If I had to pick just "the best" of the three, it would be CWSandbox, because it consistently gives more detailed information about the suspect binaries I upload. Fortunatley, I don't have to pick just one, and I routinely use all three to give myself the broadest coverage, and thus the best chance of finding out what the code really does.

Update 2006-10-30 14:08: Anti-spyware company Sunbelt Software also has an automated analyzer, it turns out. They're using the CWSandbox engine, but it delivers the reports in HTML or text-based emails. The HTML reports use very little formatting, but they're a lot easier to read than the XML reports CWSandbox itself returns.

I tried the Sunbelt version against the same binary I used to test the others, and though I found the report to be more useful overall (because it was readable), it didn't seem to include quite as much information about the Internet hosts the binary would attempt to communicate with. Perhaps Sunbelt has an older version of the engine?

In any case, Sunbelt generates my new favorite reports, though I still recommend submitting samples to more than one engine, just to make sure you've got your bases covered.

Update 2007-09-24 13:55: Paperghost over at Vitalsecurity.org posted a link to a new service called ThreatExpert.com. TE is part online sandbox and part malware encyclopedia. Basically, you upload malware samples and you get a nice report. The reports are also available to other users, indexed by their standard malware names (if known).

There are tons of sample reports in the database, and they are by far the best looking and easiest to read of all the similar services. They seem to contain basically the same type of information you'll find in the competing services, such as registry keys modified, files created, processes forked, etc. I've also seen a few really nice extras, such as the inclusion of screen shots of any windows that the code creates. TE also tries to identify the probable country of origin for the file, though I really have no idea how they do this. Strings analysis of the language included in the embedded text, perhaps? Another big plus is that it's the only such service to provide an optional user account that allows you to quickly locate and review reports for any of the samples you submitted. I can see this being very useful.

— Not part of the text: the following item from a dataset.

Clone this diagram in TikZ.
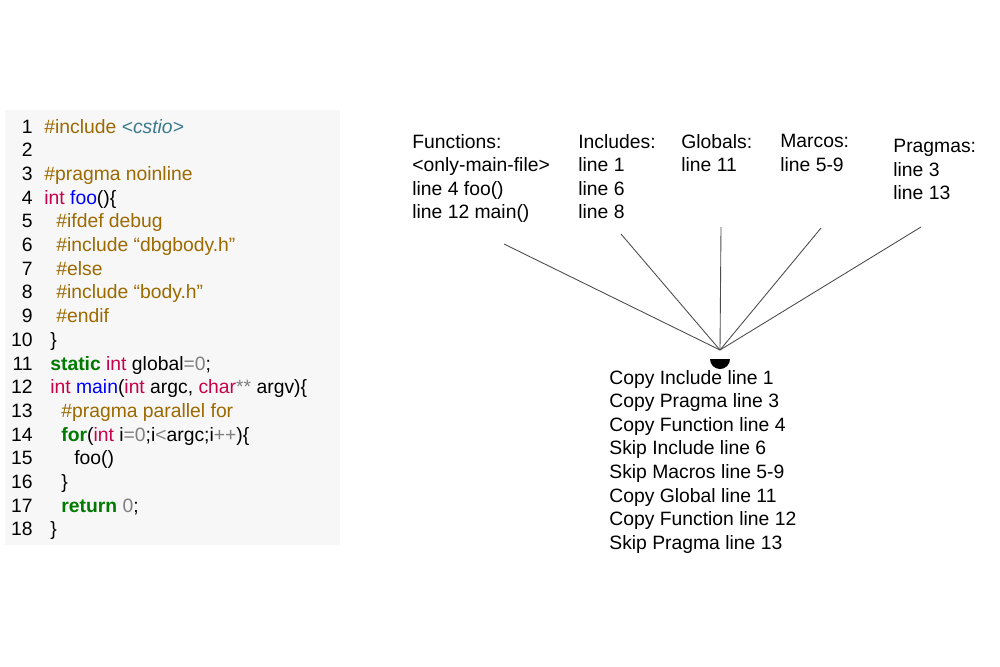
\documentclass[tikz,border=0pt]{standalone}
\usepackage{fontspec}
\setmainfont{Liberation Sans}
\usepackage{tikz}
\definecolor{pp}{HTML}{9C6A00}
\definecolor{kw}{HTML}{C8004A}
\definecolor{fn}{HTML}{0000FF}
\definecolor{st}{HTML}{007A00}
\definecolor{lit}{HTML}{808080}
\definecolor{hd}{HTML}{3C7A8A}
\definecolor{panel}{HTML}{F7F7F7}
\newcommand{\kw}[1]{\textcolor{kw}{#1}}
\newcommand{\pp}[1]{\textcolor{pp}{#1}}
\newcommand{\st}[1]{\textbf{\textcolor{st}{#1}}}
\newcommand{\lt}[1]{\textcolor{lit}{#1}}
\begin{document}
\begin{tikzpicture}[x=0.02cm,y=-0.02cm,font=\fontsize{11pt}{13.4pt}\selectfont]
            \tikzstyle{every node}+=[inner sep=0pt]
            \tikzstyle{num}=[anchor=base east]
            \tikzstyle{code}=[anchor=base west]
            \tikzstyle{lbl}=[anchor=north west,align=left]
            \useasboundingbox (0,0) rectangle (1000,666);
            \fill [panel] (5,110) rectangle (340,545);
            % line numbers
            \foreach \i in {1,...,18}
                \node [num] (n\i) at (33,{133+(\i-1)*23.7}) {\i};
            \node [code] (c1) at (44,133) {\pp{\#include} \textcolor{hd}{\itshape <cstio>}};
            \node [code] (c3) at (44,180.4) {\pp{\#pragma noinline}};
            \node [code] (c4) at (44,204.1) {\kw{int} \textcolor{fn}{foo}()\{};
            \node [code] (c5) at (56,227.8) {\pp{\#ifdef debug}};
            \node [code] (c6) at (56,251.5) {\pp{\#include “dbgbody.h”}};
            \node [code] (c7) at (56,275.2) {\pp{\#else}};
            \node [code] (c8) at (56,298.9) {\pp{\#include “body.h”}};
            \node [code] (c9) at (56,322.6) {\pp{\#endif}};
            \node [code] (c10) at (50,346.3) {\}};
            \node [code] (c11) at (50,370) {\st{static} \kw{int} global\lt{=0};};
            \node [code] (c12) at (50,393.7) {\kw{int} \textcolor{fn}{main}(\kw{int} argc, \kw{char}\lt{**} argv)\{};
            \node [code] (c13) at (61,417.4) {\pp{\#pragma parallel for}};
            \node [code] (c14) at (61,441.1) {\st{for}(\kw{int} i\lt{=0};i\lt{<}argc;i\lt{++})\{};
            \node [code] (c15) at (74,464.8) {foo()};
            \node [code] (c16) at (61,488.5) {\}};
            \node [code] (c17) at (61,512.2) {\st{return} \lt{0};};
            \node [code] (c18) at (50,535.9) {\}};
            % tables
            \node [lbl] (funcs) at (412,134) {Functions:\\<only-main-file>\\line 4 foo()\\line 12 main()};
            \node [lbl] (incs) at (578,134) {Includes:\\line 1\\line 6\\line 8};
            \node [lbl] (globs) at (681,134) {Globals:\\line 11};
            \node [lbl] (macs) at (780,134) {Marcos:\\line 5-9};
            \node [lbl] (prags) at (893,139) {Pragmas:\\line 3\\line 13};
            \coordinate (fEnd) at (504,244);
            \coordinate (iEnd) at (621,234);
            \coordinate (gEnd) at (721,227);
            \coordinate (mEnd) at (821,228);
            \coordinate (pEnd) at (921,227);
            \coordinate (hub) at (720,350);
            \fill [black] (730,359) arc (0:180:10) -- cycle;
            \foreach \e in {fEnd,iEnd,gEnd,mEnd,pEnd}
                \draw [black!70,line width=0.5pt] (\e) -- (hub);
            \node [lbl] (steps) at (609,370) {Copy Include line 1\\Copy Pragma line 3\\Copy Function line 4\\Skip Include line 6\\Skip Macros line 5-9\\Copy Global line 11\\Copy Function line 12\\Skip Pragma line 13};
        \end{tikzpicture}
\end{document}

You'll notice that I used the phrase "seem to" in the last paragraph. For some reason, both of the UPX-packed samples I submitted failed to run properly. I got a report, but the sandbox indicated that the file could not be analyzed. To be fair, both the Norman and the Sunbelt sandboxes choked on it as well, failing to report any malicious activity at all. While this did keep me from generating a good comparative report, I'd have to say that ThreatExpert seems like a promising addition to my list of "go to" services for automated malware analysis.